Les religieux de toutes obédiences auront beau affirmer qu'aucun de leurs dogmes ne promeut la violence, l'injustice ou l'irrespect des autres, aucune de ces belles âmes ne trouvera dans l'histoire d'exemple flagrant d'une quelconque participation de la croyance religieuse au progrès de l'humanité. Par contre toutes les soumissions possibles et imaginables ont été bénies pour que les potentats religieux profitent à l'ombre de puissances politiques complaisantes.
Ce serait une indication formelle d'opération de la cataracte que de rester aveugle au fait que tous les conflits du monde depuis quelques décennies sont alimentés par le fait religieux. Quand certains esprits faibles parlent de guerres des civilisations, gardons nous bien qu'ils ne soient pas les premiers curés, pasteur, imam ou rabbin va-t-en guerre.
Quand bien même il a pu exister quelques pasteurs dont l'humanité de l'engagement a permis de sauver des femmes, des enfants ou des hommes des griffes des tyrans; la complaisance des religieux catholiques mettant à l'abri des nazis en fuite peut aisément disputer le prix de l'ignominie à celles et ceux qui ont accompagné les canons de la colonisation en branleurs de crucifix.
S'il est une évidence pour tous que la même croyance n'est pas partagée par tous, que le prosélytisme est toujours présent pour gagner en influence, la chose publique, la république laïque, doit se garder de prêter, ne serait-ce qu'une oreille au discours religieux qui ne peut que la diviser, l'émietter et en faire un terrain de concurrence et d'opposition sur un autre terrain que celui, légitime, de la politique.
La religion sécuritaire réunit bien aujourd'hui la communauté croyante de toutes les religions ; quand les agnostiques, les athées, les non croyants vont-ils enfin gagner le droit d'exister au moins autant que les croyants de tout poil ?
Faudra-t-il attendre la sixième République ?
Ce serait pourtant bien là l'acte fondateur d'une véritable tolérance que de ranger la croyance là d'où elle n'aurait jamais dû sortir, de la sphère privée, de l'intime dont chaque individu doit être capable de justifier l'imperméabilité à l'autre.
C'est aussi ça la liberté de conscience dans notre héritage révolutionnaire.
Le fait religieux ne fait pas l'unanimité dans sa définition ; mais un point peut sans doute traverser toutes ses approches, il s'agit de l'établissement de la limite d'un au-delà, de la limite d'un sacré, zone du tabou, de ce qui échappe. Et le propre de toutes les religions est bien d'amputer la vraie vie d'autant d'espace que la religion en accapare pour asservir son fidèle. C'est bien d'auto censure, de privation volontaire d'une part de soi que la croyance se rend coupable tout en avançant au contraire l'illusion de liberté.
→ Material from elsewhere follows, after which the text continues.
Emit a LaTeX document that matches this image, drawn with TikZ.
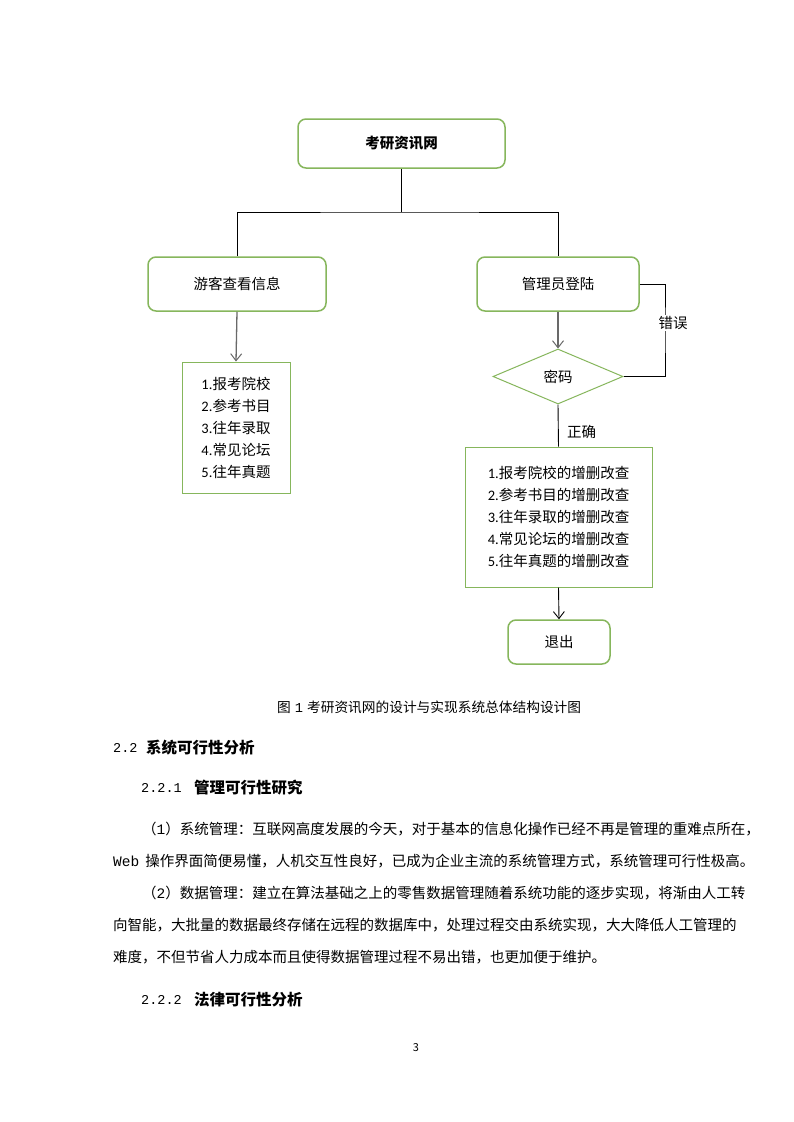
\documentclass[tikz,border=0pt]{standalone}
\usepackage{fontspec}
\setmainfont{Noto Sans CJK SC}
\newfontfamily\monof{Liberation Mono}
\newfontfamily\calf{Carlito}
\usetikzlibrary{shapes.geometric,arrows.meta}
\XeTeXlinebreaklocale "zh"
\XeTeXlinebreakskip=0pt plus 3pt minus 1.5pt
\definecolor{gr}{RGB}{134,182,92}
\definecolor{agray}{RGB}{105,105,105}
\newcommand{\jl}[2]{\makebox[#1][s]{#2}}
\tikzset{
  rbox/.style={draw=gr, line width=1.5pt, rounded corners=8pt, fill=white, inner sep=0pt, font=\fontsize{14.5}{17}\selectfont},
  lbox/.style={draw=gr, line width=1pt, fill=white, inner sep=0pt, align=left, font=\fontsize{14.5}{22}\selectfont},
  dia/.style={diamond, draw=gr, line width=1pt, fill=white, inner sep=0pt, font=\fontsize{14.5}{17}\selectfont},
  conn/.style={draw=black, line width=0.9pt},
  garrow/.style={draw=agray, line width=1.3pt, -{Straight Barb[length=7pt,width=11pt,line width=1pt]}},
  barrow/.style={draw=black, line width=0.9pt, -{Straight Barb[length=7pt,width=11pt,line width=0.9pt]}},
  lbl/.style={inner sep=1pt, fill=white, font=\fontsize{14.5}{17}\selectfont},
  bodyt/.style={inner sep=0pt, anchor=west, font=\fontsize{14.5}{17}\selectfont},
  headt/.style={inner sep=0pt, anchor=west, font=\fontsize{15.5}{18}\selectfont\bfseries},
  numt/.style={inner sep=0pt, anchor=west, font=\fontsize{13.5}{16}\monof},
}
\begin{document}
\begin{tikzpicture}[x=1pt,y=-1pt]
\useasboundingbox (0,0) rectangle (793,1122);
\fill[white] (0,0) rectangle (793,1122);

% flowchart nodes
\node[rbox, minimum width=207, minimum height=49] (top) at (401.5,143.5) {\bfseries 考研资讯网};
\node[rbox, minimum width=178, minimum height=54] (guest) at (237,284) {游客查看信息};
\node[rbox, minimum width=162, minimum height=54] (admin) at (558,284) {管理员登陆};
\node[lbox, minimum width=108, minimum height=131] (list1) at (236,427.5)
  {{\calf 1.}报考院校\\{\calf 2.}参考书目\\{\calf 3.}往年录取\\{\calf 4.}常见论坛\\{\calf 5.}往年真题};
\node[dia, minimum width=130, minimum height=55] (pwd) at (558,376.5) {密码};
\node[lbox, minimum width=187, minimum height=140] (list2) at (558.5,517)
  {{\calf 1.}报考院校的增删改查\\{\calf 2.}参考书目的增删改查\\{\calf 3.}往年录取的增删改查\\{\calf 4.}常见论坛的增删改查\\{\calf 5.}往年真题的增删改查};
\node[rbox, minimum width=102, minimum height=44] (exit) at (559,642) {退出};

\coordinate (jn) at (401.5,212);
\coordinate (loopc) at (665,330);

% connectors
\draw[conn] (top.south) -- (jn);
\draw[conn] (guest.north) |- (jn) -| (admin.north);
\draw[garrow] (guest.south) -- (list1.north);
\draw[garrow] (admin.south) -- (pwd.north);
\draw[conn] (pwd.south) -- (list2.north);
\draw[barrow] (list2.south) -- (exit.north);
\draw[conn] (admin.east) -| (loopc) |- (pwd.east);
\node[lbl] (err) at (673,323) {错误};
\node[lbl, anchor=west] (ok) at (566,432) {正确};

% caption and body text
\node[inner sep=0pt, anchor=west, font=\fontsize{13.7}{16}\selectfont] (cap) at (277,707) {图\hspace{4pt}{\monof 1}\hspace{4pt}考研资讯网的设计与实现系统总体结构设计图};
\node[numt] (h1n) at (113,748) {2.2};
\node[headt] (h1) at (146,748) {系统可行性分析};
\node[numt] (h2n) at (141,788) {2.2.1};
\node[headt] (h2) at (194,788) {管理可行性研究};
\node[bodyt] (p1) at (142,829) {\jl{572pt}{（{\monof 1}）系统管理：互联网高度发展的今天，对于基本的信息化操作已经不再是管理的重难点所在，}};
\node[bodyt] (p2) at (113,861) {\jl{606pt}{{\monof Web}\hspace{6pt}操作界面简便易懂，人机交互性良好，已成为企业主流的系统管理方式，系统管理可行性极高。}};
\node[bodyt] (p3) at (142,893) {\jl{572pt}{（{\monof 2}）数据管理：建立在算法基础之上的零售数据管理随着系统功能的逐步实现，将渐由人工转}};
\node[bodyt] (p4) at (113,925) {\jl{601pt}{向智能，大批量的数据最终存储在远程的数据库中，处理过程交由系统实现，大大降低人工管理的}};
\node[bodyt] (p5) at (113,957) {难度，不但节省人力成本而且使得数据管理过程不易出错，也更加便于维护。};
\node[numt] (h3n) at (141,1000) {2.2.2};
\node[headt] (h3) at (194,1000) {法律可行性分析};
\node[inner sep=0pt, font=\fontsize{11}{13}\selectfont] (pg) at (416,1048) {3};
\end{tikzpicture}
\end{document}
Le libre arbitre des hommes ne peut pas s'accommoder de l'abandon d'une part de soi à quelques puissance étrangère. Le fidèle est sujet assujetti ; l'homme libre n'en n'est pas.
Cette seule raison condamne les pouvoirs politiques religieux à l'oppression et garantit à la république laïque une capacité politique intégrale à l'abri de toute tentation communautariste.
Un pouvoir politique démocratique qui prétend garantir la liberté de conscience doit bien se garder d'entraver son action au piquet d'une quelconque croyance, de tous les jours ou de circonstance.